As far as I understand: GNU Linux-libre, a distribution, excludes the ability to update proprietary CPU microcode. Oliva, an important Linux-libre maintainer, says that (e.g.) Intel's proprietary microcode is inherently a backdoor, and that the ability to replace it only with new proprietary microcode is also a backdoor and an attack. Furthermore, new microcode updates cannot plausibly benefit the user and may only cause further harm to the user, thus Linux-libre (as distributed) makes efforts not to facilitate them.

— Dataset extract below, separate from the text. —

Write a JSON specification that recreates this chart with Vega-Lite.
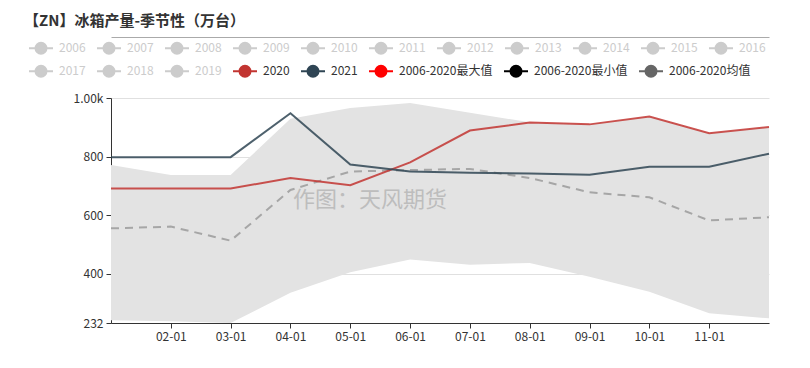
{
  "$schema": "https://vega.github.io/schema/vega-lite/v6.json",
  "width": 658,
  "height": 225,
  "autosize": {"type": "none"},
  "padding": {"left": 111, "top": 98, "right": 41, "bottom": 45},
  "background": "white",
  "title": {
    "text": "【ZN】冰箱产量-季节性（万台）",
    "anchor": "start",
    "frame": "group",
    "dx": -87,
    "offset": 8,
    "fontSize": 15,
    "fontWeight": "bold",
    "font": "Noto Sans CJK SC",
    "color": "#333333"
  },
  "config": {
    "view": {"stroke": null},
    "font": "Noto Sans CJK SC",
    "axis": {"labelFont": "Noto Sans CJK SC", "labelFontSize": 12, "labelColor": "#333333"},
    "legend": {
      "orient": "none",
      "direction": "horizontal",
      "title": null,
      "padding": 0,
      "symbolType": "M-2.4,0L2.4,0M1.1,0A1.1,1.1,0,1,1,-1.1,0A1.1,1.1,0,1,1,1.1,0Z",
      "symbolSize": 100,
      "symbolStrokeWidth": 2,
      "labelFontSize": 12,
      "labelFont": "Noto Sans CJK SC",
      "labelOffset": 12,
      "columnPadding": 7,
      "gridAlign": "each"
    }
  },
  "datasets": {
    "band": [
      {"month": 1, "min": 241, "max": 771},
      {"month": 2, "min": 238, "max": 737},
      {"month": 3, "min": 232, "max": 737},
      {"month": 4, "min": 335, "max": 929},
      {"month": 5, "min": 405, "max": 966},
      {"month": 6, "min": 449, "max": 983},
      {"month": 7, "min": 431, "max": 950},
      {"month": 8, "min": 437, "max": 917},
      {"month": 9, "min": 390, "max": 910},
      {"month": 10, "min": 339, "max": 937},
      {"month": 11, "min": 265, "max": 880},
      {"month": 12, "min": 248, "max": 901}
    ],
    "mean": [
      {"month": 1, "value": 555},
      {"month": 2, "value": 561},
      {"month": 3, "value": 513},
      {"month": 4, "value": 686},
      {"month": 5, "value": 749},
      {"month": 6, "value": 754},
      {"month": 7, "value": 758},
      {"month": 8, "value": 727},
      {"month": 9, "value": 678},
      {"month": 10, "value": 661},
      {"month": 11, "value": 582},
      {"month": 12, "value": 593}
    ],
    "lines": [
      {"series": "2020", "month": 1, "value": 691},
      {"series": "2020", "month": 2, "value": 691},
      {"series": "2020", "month": 3, "value": 691},
      {"series": "2020", "month": 4, "value": 727},
      {"series": "2020", "month": 5, "value": 702},
      {"series": "2020", "month": 6, "value": 780},
      {"series": "2020", "month": 7, "value": 889},
      {"series": "2020", "month": 8, "value": 916},
      {"series": "2020", "month": 9, "value": 910},
      {"series": "2020", "month": 10, "value": 937},
      {"series": "2020", "month": 11, "value": 880},
      {"series": "2020", "month": 12, "value": 901},
      {"series": "2021", "month": 1, "value": 798},
      {"series": "2021", "month": 2, "value": 798},
      {"series": "2021", "month": 3, "value": 798},
      {"series": "2021", "month": 4, "value": 948},
      {"series": "2021", "month": 5, "value": 773},
      {"series": "2021", "month": 6, "value": 749},
      {"series": "2021", "month": 7, "value": 745},
      {"series": "2021", "month": 8, "value": 742},
      {"series": "2021", "month": 9, "value": 738},
      {"series": "2021", "month": 10, "value": 765},
      {"series": "2021", "month": 11, "value": 765},
      {"series": "2021", "month": 12, "value": 810}
    ],
    "mark": [
      {"label": "作图：天风期货"}
    ]
  },
  "layer": [
    {
      "data": {"name": "band"},
      "mark": {"type": "area", "color": "#e3e3e3", "opacity": 1},
      "encoding": {
        "x": {
          "field": "month", "type": "quantitative",
          "scale": {"domain": [1, 12], "nice": false, "zero": false},
          "axis": {"orient": "top", "offset": 61, "labels": false, "ticks": false, "grid": false, "title": null, "domainColor": "#aaaaaa", "domainWidth": 1}
        },
        "y": {
          "field": "min", "type": "quantitative",
          "scale": {"domain": [232, 1000], "nice": false, "zero": false},
          "axis": {
            "values": [232, 400, 600, 800, 1000],
            "labelExpr": "datum.value == 1000 ? '1.00k' : datum.label",
            "grid": true, "gridColor": "#e0e0e0",
            "domainColor": "#333333", "tickColor": "#333333", "tickSize": 5,
            "labelPadding": 3, "title": null
          }
        },
        "y2": {"field": "max"}
      }
    },
    {
      "data": {"name": "lines"},
      "mark": {"type": "point", "opacity": 0, "filled": true},
      "encoding": {
        "x": {"field": "month", "type": "quantitative", "axis": null},
        "y": {"field": "value", "type": "quantitative"},
        "fill": {
          "field": "series", "type": "nominal",
          "scale": {
            "domain": ["2006", "2007", "2008", "2009", "2010", "2011", "2012", "2013", "2014", "2015", "2016"],
            "range": ["#cccccc", "#cccccc", "#cccccc", "#cccccc", "#cccccc", "#cccccc", "#cccccc", "#cccccc", "#cccccc", "#cccccc", "#cccccc"]
          },
          "legend": {
            "legendX": -76,
            "legendY": -56,
            "columns": 11,
            "encode": {
              "symbols": {"update": {"fill": {"value": "#cccccc"}, "stroke": {"value": "#cccccc"}, "opacity": {"value": 1}, "strokeWidth": {"value": 2}}},
              "labels": {"update": {"fill": {"value": "#cccccc"}}}
            }
          }
        }
      }
    },
    {
      "data": {"name": "lines"},
      "mark": {"type": "point", "opacity": 0, "filled": true},
      "encoding": {
        "x": {"field": "month", "type": "quantitative", "axis": null},
        "y": {"field": "value", "type": "quantitative"},
        "color": {
          "field": "series", "type": "nominal",
          "scale": {
            "domain": ["2017", "2018", "2019", "2020", "2021", "2006-2020最大值", "2006-2020最小值", "2006-2020均值"],
            "range": ["#cccccc", "#cccccc", "#cccccc", "#c23531", "#2f4554", "#ff0000", "#000000", "#666666"]
          },
          "legend": {
            "legendX": -76,
            "legendY": -33,
            "columns": 8,
            "encode": {
              "symbols": {"update": {"fill": {"scale": "color", "field": "value"}, "stroke": {"scale": "color", "field": "value"}, "opacity": {"value": 1}, "strokeWidth": {"value": 2}}},
              "labels": {"update": {"fill": {"signal": "datum.index <= 2 ? '#cccccc' : '#333333'"}}}
            }
          }
        }
      }
    },
    {
      "data": {"name": "mark"},
      "mark": {"type": "text", "fontSize": 22, "color": "#bdbdbd", "align": "center", "baseline": "middle", "font": "Noto Sans CJK SC"},
      "encoding": {
        "x": {"datum": 5.33, "type": "quantitative", "axis": null},
        "y": {"datum": 652, "type": "quantitative"},
        "text": {"field": "label"}
      }
    },
    {
      "data": {"name": "mean"},
      "mark": {"type": "line", "color": "#a6a6a6", "strokeWidth": 2, "strokeDash": [8, 6]},
      "encoding": {
        "x": {"field": "month", "type": "quantitative", "axis": null},
        "y": {"field": "value", "type": "quantitative"}
      }
    },
    {
      "data": {"name": "lines"},
      "mark": {"type": "line", "strokeWidth": 2, "opacity": 0.85},
      "encoding": {
        "x": {
          "field": "month", "type": "quantitative",
          "axis": {
            "orient": "bottom",
            "values": [2, 3, 4, 5, 6, 7, 8, 9, 10, 11],
            "labelExpr": "(datum.value < 10 ? '0' : '') + datum.value + '-01'",
            "grid": false, "domainColor": "#333333", "tickColor": "#333333", "tickSize": 5,
            "labelPadding": 3, "labelOverlap": false, "title": null
          }
        },
        "y": {"field": "value", "type": "quantitative"},
        "stroke": {
          "field": "series", "type": "nominal",
          "scale": {"domain": ["2020", "2021"], "range": ["#c23531", "#2f4554"]},
          "legend": null
        }
      }
    }
  ],
  "resolve": {"axis": {"x": "independent"}}
}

Garrett is arguing against this notion, saying that microcode updates can very plausibly benefit the user in ways that cannot be mitigated in higher layers; that there have been no publicly-known cases of a microcode update introducing security vulnerabilities that were not already present; and thus, that it is beneficial to the user to have the ability (but not the requirement!) to update microcode blobs.

Both of them seem to agree it is better to have free software over proprietary blobs in all components of the system, though they both accuse each other of not fully standing for that position (Oliva accuses Garrett of "overlooking" the inherent backdoor nature of proprietary microcode; and Garrett takes issue with Olivia treating "installable software" as ethically distinct from firmware ROMs w.r.t. software freedom).

Personally, I'm not a fan of software or libraries that take active measures to make me use them in a certain way, so I'd lean toward Garrett's position, but thankfully no one is forcing me to use Linux-libre.